En último lugar, aprobar esta reforma tampoco es una “intromisión al poder judicial”. Es un paso inevitable para abordar el conflicto abierto en Cataluña desde que la derecha política y judicial rompió de modo unilateral el pacto territorial de la transición con la anulación de la sentencia del Estatuto. Cualquier propuesta de desbloqueo de ese desaguisado político pasaba por deshacer el legado de judicialización del PP.
El Consejo de Europa lo recordó también en su informe sobre la condena a los líderes independentistas. En democracia los problemas políticos “deben resolverse por los medios políticos”. Lejos de ser una “intromisión al poder judicial”, recuperar el protagonismo de la política es una obligación democrática. En una democracia manda el imperio de la ley, no el imperio de los jueces. Es el Congreso de Diputados quién debe legislar y los jueces aplicar su voluntad. Esa es la base de la separación de poderes que la derecha parece ignorar.

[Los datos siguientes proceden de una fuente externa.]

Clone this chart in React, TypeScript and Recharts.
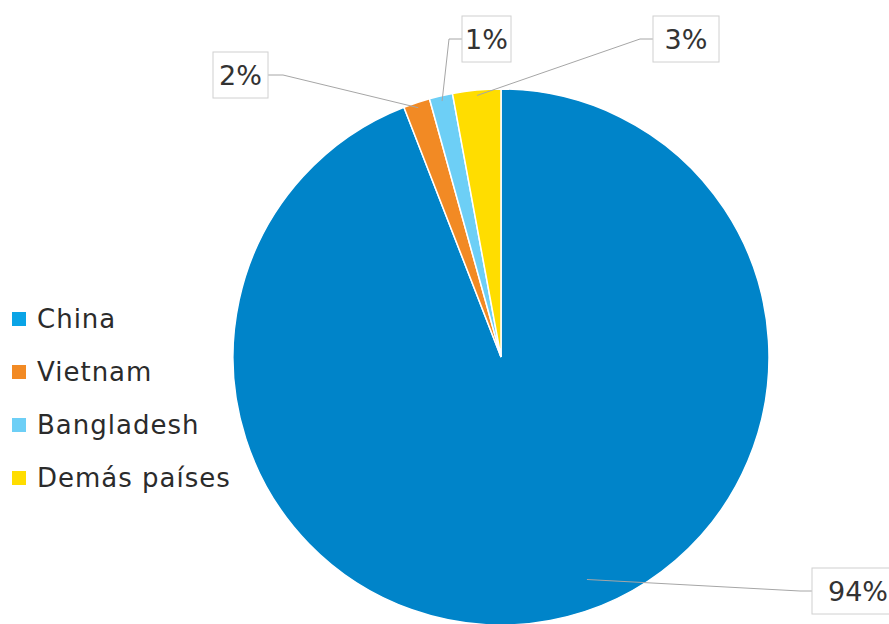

Derogar la sedición, doscientos años después, era una obligación democrática. Las reliquias del pasado como esta son para los museos, no para las leyes de un país europeo. Lo mismo sucede con la reforma parcial de la malversación del PP. Cuando en la lucha contra el independentismo, se hacen interpretaciones sesgadas de la ley o se aprueban normas ad hoc de carácter excepcional, se consolida un “derecho penal de autor” inspirado en una antigua y nunca apagada tentación totalitaria: la idea de que debe castigarse no por lo que se ha hecho sino por lo que se es. Un Estado de derecho digno de ese nombre no puede permitirse esa renuncia. Mandar a la cárcel a quien, sin recurrir a la violencia, lidera un proceso político como el vivido en Catalunya durante el 2017 constituye una auténtica derrota del Estado de derecho. Con la actual reforma penal, se da un paso importante para desjudicializar el conflicto y volver a la normalidad política. Por eso, hoy la democracia española es más fuerte que ayer.